_Your objective_
Restate, exactly and without pictures, the lines from the start of the listing below through the line holding "return 1989 +".

_Data extract_
--

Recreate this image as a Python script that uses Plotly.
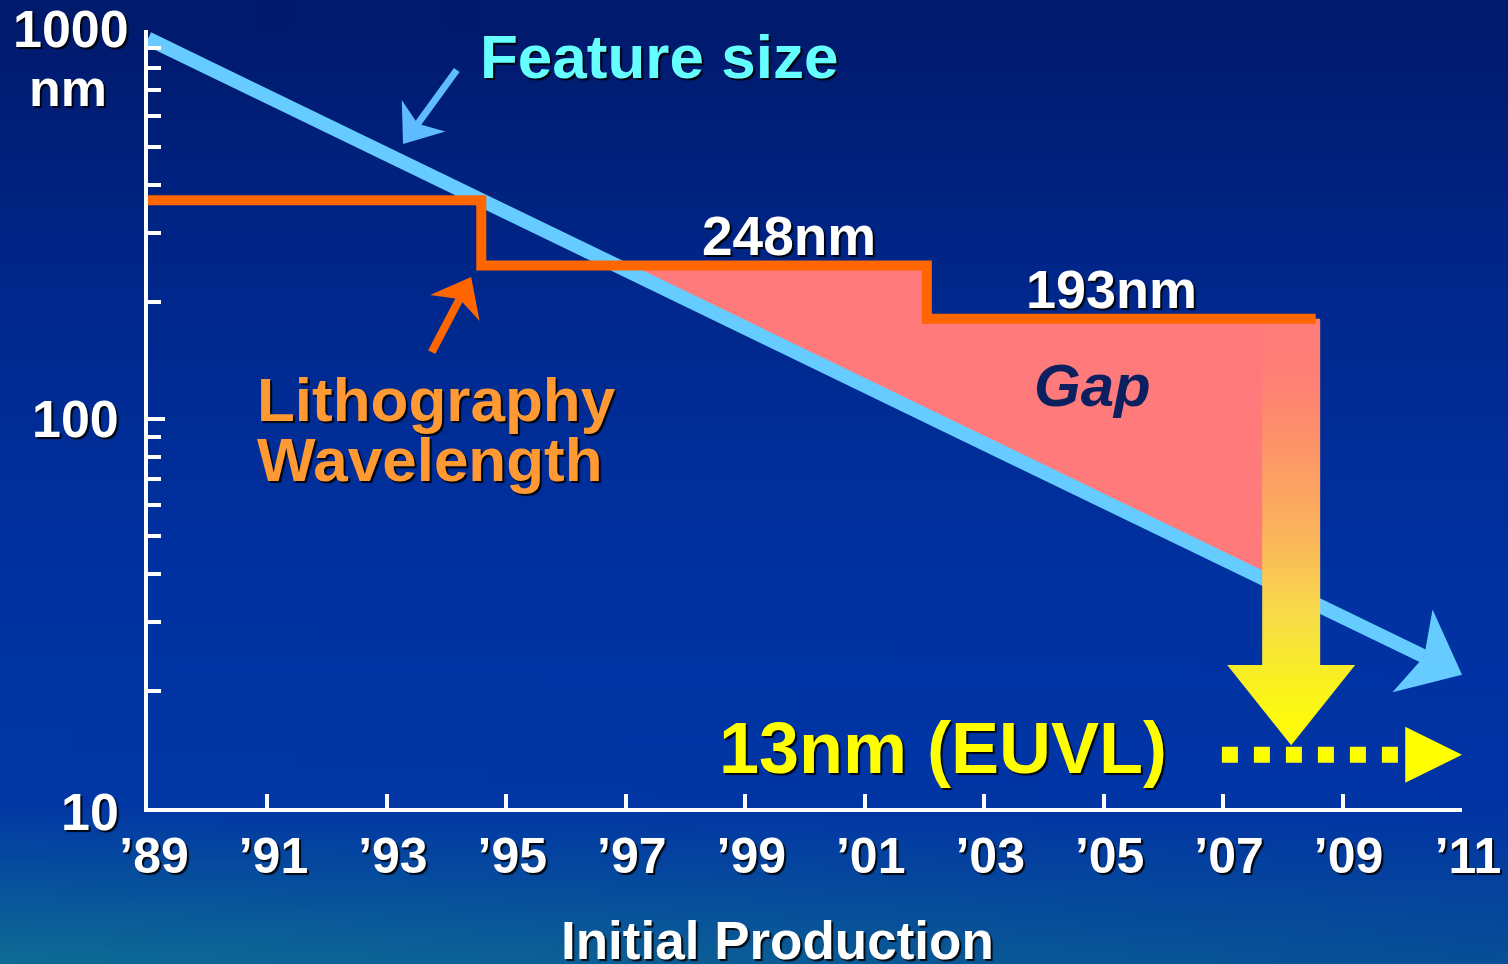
import math, zlib, struct, base64
import numpy as np
import plotly.graph_objects as go

W, H = 1508, 964

# ---------------- data ----------------
x_tick_years = [1989, 1991, 1993, 1995, 1997, 1999, 2001, 2003, 2005, 2007, 2009, 2011]
x_tick_labels = ["’89", "’91", "’93", "’95", "’97", "’99", "’01", "’03", "’05", "’07", "’09", "’11"]
y_tick_values = [10, 100, 1000]
y_tick_labels = ["10", "100", "1000"]
y_minor_values = [20, 30, 40, 50, 60, 70, 80, 90, 200, 300, 400, 500, 600, 700, 800, 900]

feature_years = [1989, 2011]
feature_nm = [950, 22]

litho_years = [1989, 1994.58, 2002.04, 2008.55]
litho_nm = [365, 248, 181, 181]
litho_labels = ["248nm", "193nm"]

euvl_nm = 13.7
euvl_years = [2006.98, 2009.93]
gap_arrow_year = 2008.14
gap_arrow_head_nm = 23.3
gap_arrow_tip_nm = 14.5

# ---------------- geometry helpers ----------------
X0, X1 = 148, 1462          # pixel of 1989 / 2011
YB, DEC = 808, 389          # pixel of 10 nm, px per decade


def to_px(year, nm):
    return X0 + (year - 1989) * (X1 - X0) / 22.0, YB - (math.log10(nm) - 1) * DEC


def to_data(x, y):
    return 1989 + (x - X0) * 22.0 / (X1 - X0), 10 ** (1 + (YB - y) / DEC)


def arrow_pts(tail, tip, shaft_w, head_len, head_hw, notch, shaft=True):
    tx, ty = to_px(*tail)
    hx, hy = to_px(*tip)
    dx, dy = hx - tx, hy - ty
    L = math.hypot(dx, dy)
    ux, uy = dx / L, dy / L
    nx, ny = -uy, ux
    bx, by = hx - head_len * ux, hy - head_len * uy
    Nx, Ny = hx - (head_len - notch) * ux, hy - (head_len - notch) * uy
    bp = (bx + head_hw * nx, by + head_hw * ny)
    bm = (bx - head_hw * nx, by - head_hw * ny)
    if shaft:
        s = shaft_w / 2.0
        t = s / head_hw
        jp = (Nx + t * (bp[0] - Nx), Ny + t * (bp[1] - Ny))
        jm = (Nx + t * (bm[0] - Nx), Ny + t * (bm[1] - Ny))
        pts = [(tx + s * nx, ty + s * ny), jp, bp, (hx, hy), bm, jm, (tx - s * nx, ty - s * ny)]
    else:
        pts = [(Nx, Ny), bp, (hx, hy), bm]
    pts.append(pts[0])
    xs, ys = zip(*[to_data(*p) for p in pts])
    return list(xs), list(ys), (Nx, Ny)


def log_interp(year, years, vals):
    a, b = math.log10(vals[0]), math.log10(vals[1])
    return 10 ** (a + (b - a) * (year - years[0]) / (years[1] - years[0]))


# ---------------- background image ----------------
bw, bh = 80, 52
u = np.linspace(0, 1, bw)[None, :]
v = np.linspace(0, 1, bh)[:, None]
stops_v = [0.0, 0.3, 0.6, 0.84, 1.0]
cols_left = np.array([[0, 26, 108], [0, 40, 140], [0, 50, 162], [2, 56, 165], [14, 106, 150]], float)
cols_right = np.array([[0, 26, 108], [0, 40, 140], [0, 50, 162], [2, 52, 165], [8, 78, 152]], float)
img = np.zeros((bh, bw, 3))
for c in range(3):
    left = np.interp(v[:, 0], stops_v, cols_left[:, c])[:, None]
    right = np.interp(v[:, 0], stops_v, cols_right[:, c])[:, None]
    img[:, :, c] = left * (1 - u) + right * u
img = np.clip(img, 0, 255).astype(np.uint8)


def png_bytes(arr):
    h, w, _ = arr.shape
    raw = b"".join(b"\x00" + arr[r].tobytes() for r in range(h))

    def chunk(t, d):
        return struct.pack(">I", len(d)) + t + d + struct.pack(">I", zlib.crc32(t + d) & 0xffffffff)

    return (b"\x89PNG\r\n\x1a\n" + chunk(b"IHDR", struct.pack(">IIBBBBB", w, h, 8, 2, 0, 0, 0))
            + chunk(b"IDAT", zlib.compress(raw, 9)) + chunk(b"IEND", b""))


bg_src = "data:image/png;base64," + base64.b64encode(png_bytes(img)).decode()

# ---------------- traces ----------------
fig = go.Figure()

# gap polygon
a0, a1 = math.log10(feature_nm[0]), math.log10(feature_nm[1])
slope = (a1 - a0) / (feature_years[1] - feature_years[0])
x_cross = feature_years[0] + (math.log10(litho_nm[1]) - a0) / slope
x_right = litho_years[3]
gap_x = [x_cross, litho_years[2], litho_years[2], x_right, x_right, x_cross]
gap_y = [litho_nm[1], litho_nm[1], litho_nm[2], litho_nm[2],
         log_interp(x_right, feature_years, feature_nm), litho_nm[1]]
fig.add_trace(go.Scatter(x=gap_x, y=gap_y, mode="lines", fill="toself", fillcolor="#ff7b7b",
                         line=dict(width=0, color="#ff7b7b"), hoverinfo="skip"))

# feature size line + head
hx, hy, notch = arrow_pts((feature_years[0], feature_nm[0]), (feature_years[1], feature_nm[1]),
                          14, 55, 46, 13, shaft=False)
ny_, nv_ = to_data(*notch)
fig.add_trace(go.Scatter(x=[feature_years[0], ny_], y=[feature_nm[0], nv_], mode="lines",
                         line=dict(color="#66ccff", width=14), hoverinfo="skip"))
fig.add_trace(go.Scatter(x=hx, y=hy, mode="lines", fill="toself", fillcolor="#66ccff",
                         line=dict(width=0, color="#66ccff"), hoverinfo="skip"))

# big gradient arrow (gap -> EUVL)
cx = to_px(gap_arrow_year, 100)[0]
_, y_top = to_px(gap_arrow_year, litho_nm[2])
_, y_head = to_px(gap_arrow_year, gap_arrow_head_nm)
x_tip, y_tip = to_px(gap_arrow_year, gap_arrow_tip_nm)
ga = [(cx - 29, y_top), (cx - 29, y_head), (cx - 64, y_head), (x_tip, y_tip), (cx + 64, y_head),
      (cx + 29, y_head), (cx + 29, y_top), (cx - 29, y_top)]
gax, gay = zip(*[to_data(*p) for p in ga])
fig.add_trace(go.Scatter(x=list(gax), y=list(gay), mode="lines", fill="toself",
                         fillgradient=dict(type="vertical",
                                           colorscale=[[0, "#ffff00"], [0.15, "#f8f020"], [0.3, "#f8dc48"],
                                                       [0.5, "#fbb35c"], [0.7, "#fd9468"], [0.85, "#ff8074"],
                                                       [1, "#ff7b7b"]]),
                         line=dict(width=0), hoverinfo="skip"))

# lithography wavelength step line
fig.add_trace(go.Scatter(x=litho_years, y=litho_nm, mode="lines", line_shape="hv",
                         line=dict(color="#ff6600", width=10), hoverinfo="skip"))

# EUVL dotted arrow
fig.add_trace(go.Scatter(x=euvl_years, y=[euvl_nm, euvl_nm], mode="lines",
                         line=dict(color="#ffff00", width=16, dash="16px,16px"), hoverinfo="skip"))
bx_, _ = to_px(2010.05, euvl_nm)
tx_, ty_ = to_px(2011, euvl_nm)
tri = [(bx_, ty_ - 28), (tx_, ty_), (bx_, ty_ + 28), (bx_, ty_ - 28)]
trx, try_ = zip(*[to_data(*p) for p in tri])
fig.add_trace(go.Scatter(x=list(trx), y=list(try_), mode="lines", fill="toself", fillcolor="#ffff00",
                         line=dict(width=0, color="#ffff00"), hoverinfo="skip"))

# pointer arrows
px_, py_, _ = arrow_pts((1994.17, 789), (1993.27, 509), 7, 35, 27, 10)
fig.add_trace(go.Scatter(x=px_, y=py_, mode="lines", fill="toself", fillcolor="#5ebcff",
                         line=dict(width=0, color="#5ebcff"), hoverinfo="skip"))
px_, py_, _ = arrow_pts((1993.75, 148.6), (1994.41, 231.7), 8, 35, 28, 10)
fig.add_trace(go.Scatter(x=px_, y=py_, mode="lines", fill="toself", fillcolor="#ff6600",
                         line=dict(width=0, color="#ff6600"), hoverinfo="skip"))

# ---------------- annotations ----------------
FONT = "Liberation Sans, Arial, sans-serif"
SHADOW = "2px 2px 1px rgba(0,0,0,0.9)"


def ann(text, x, y, size, color, xanchor="center", italic=False, shadow=True):
    return dict(text=text, x=x / W, y=1 - y / H, xref="paper", yref="paper", showarrow=False,
                xanchor=xanchor, yanchor="middle",
                font=dict(family=FONT, size=size, color=color, weight="bold",
                          style="italic" if italic else "normal",
                          shadow=SHADOW if shadow else "none"))


annotations = [
    ann(y_tick_labels[2], 131, 29, 52, "white", xanchor="right"),
    ann("nm", 68, 88, 52, "white"),
    ann(y_tick_labels[1], 121, 419, 52, "white", xanchor="right"),
    ann(y_tick_labels[0], 121, 812, 52, "white", xanchor="right"),
    ann("Feature size", 659, 56, 62, "#66ffff"),
    ann("Lithography", 255, 399, 62, "#ff9933", xanchor="left"),
    ann("Wavelength", 255, 459, 62, "#ff9933", xanchor="left"),
    ann(litho_labels[0], 789, 236, 55, "white"),
    ann(litho_labels[1], 1111, 289, 54, "white"),
    ann("Gap", 1092, 385, 60, "#0c1f5e", italic=True, shadow=False),
    ann("13nm (EUVL)", 943, 748, 72, "#ffff00"),
    ann("Initial Production", 777, 940, 53, "white"),
]

fig.update_layout(
    template="none",
    width=W, height=H,
    margin=dict(l=0, r=0, t=0, b=0, pad=0, autoexpand=False),
    paper_bgcolor="#0030a0", plot_bgcolor="rgba(0,0,0,0)",
    showlegend=False,
    images=[dict(source=bg_src, xref="paper", yref="paper", x=0, y=1, sizex=1, sizey=1,
                 xanchor="left", yanchor="top", sizing="stretch", layer="below")],
    annotations=annotations,
    xaxis=dict(domain=[X0 / W, X1 / W], range=[1989, 2011], showgrid=False, zeroline=False,
               automargin=False,
               showline=True, linecolor="white", linewidth=4,
               tickmode="array", tickvals=x_tick_years, ticktext=x_tick_labels,
               ticks="inside", ticklen=14, tickwidth=4, tickcolor="white",
               ticklabelstandoff=1, ticklabelshift=6,
               tickfont=dict(family=FONT, size=50, color="white", weight="bold", shadow=SHADOW)),
    yaxis=dict(domain=[1 - YB / H, 1 - (YB - 2 * DEC) / H], type="log", range=[1, 3],
               automargin=False,
               showgrid=False, zeroline=False, showline=True, linecolor="white", linewidth=4,
               tickmode="array", tickvals=y_tick_values, ticks="inside", ticklen=17, tickwidth=4,
               tickcolor="white", showticklabels=False,
               minor=dict(tickmode="array", tickvals=y_minor_values, ticks="inside", ticklen=13,
                          tickwidth=4, tickcolor="white", showgrid=False)),
)

fig.write_html("out.html", config={"displayModeBar": False},
               post_script="document.body.style.margin='0';document.body.style.overflow='hidden';")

--

_Result of the exercise_
Recreate this image as a Python script that uses Plotly.
import math, zlib, struct, base64
import numpy as np
import plotly.graph_objects as go

W, H = 1508, 964

# ---------------- data ----------------
x_tick_years = [1989, 1991, 1993, 1995, 1997, 1999, 2001, 2003, 2005, 2007, 2009, 2011]
x_tick_labels = ["’89", "’91", "’93", "’95", "’97", "’99", "’01", "’03", "’05", "’07", "’09", "’11"]
y_tick_values = [10, 100, 1000]
y_tick_labels = ["10", "100", "1000"]
y_minor_values = [20, 30, 40, 50, 60, 70, 80, 90, 200, 300, 400, 500, 600, 700, 800, 900]

feature_years = [1989, 2011]
feature_nm = [950, 22]

litho_years = [1989, 1994.58, 2002.04, 2008.55]
litho_nm = [365, 248, 181, 181]
litho_labels = ["248nm", "193nm"]

euvl_nm = 13.7
euvl_years = [2006.98, 2009.93]
gap_arrow_year = 2008.14
gap_arrow_head_nm = 23.3
gap_arrow_tip_nm = 14.5

# ---------------- geometry helpers ----------------
X0, X1 = 148, 1462          # pixel of 1989 / 2011
YB, DEC = 808, 389          # pixel of 10 nm, px per decade


def to_px(year, nm):
    return X0 + (year - 1989) * (X1 - X0) / 22.0, YB - (math.log10(nm) - 1) * DEC


def to_data(x, y):
    return 1989 + (x - X0) * 22.0 / (X1 - X0), 10 ** (1 + (YB - y) / DEC)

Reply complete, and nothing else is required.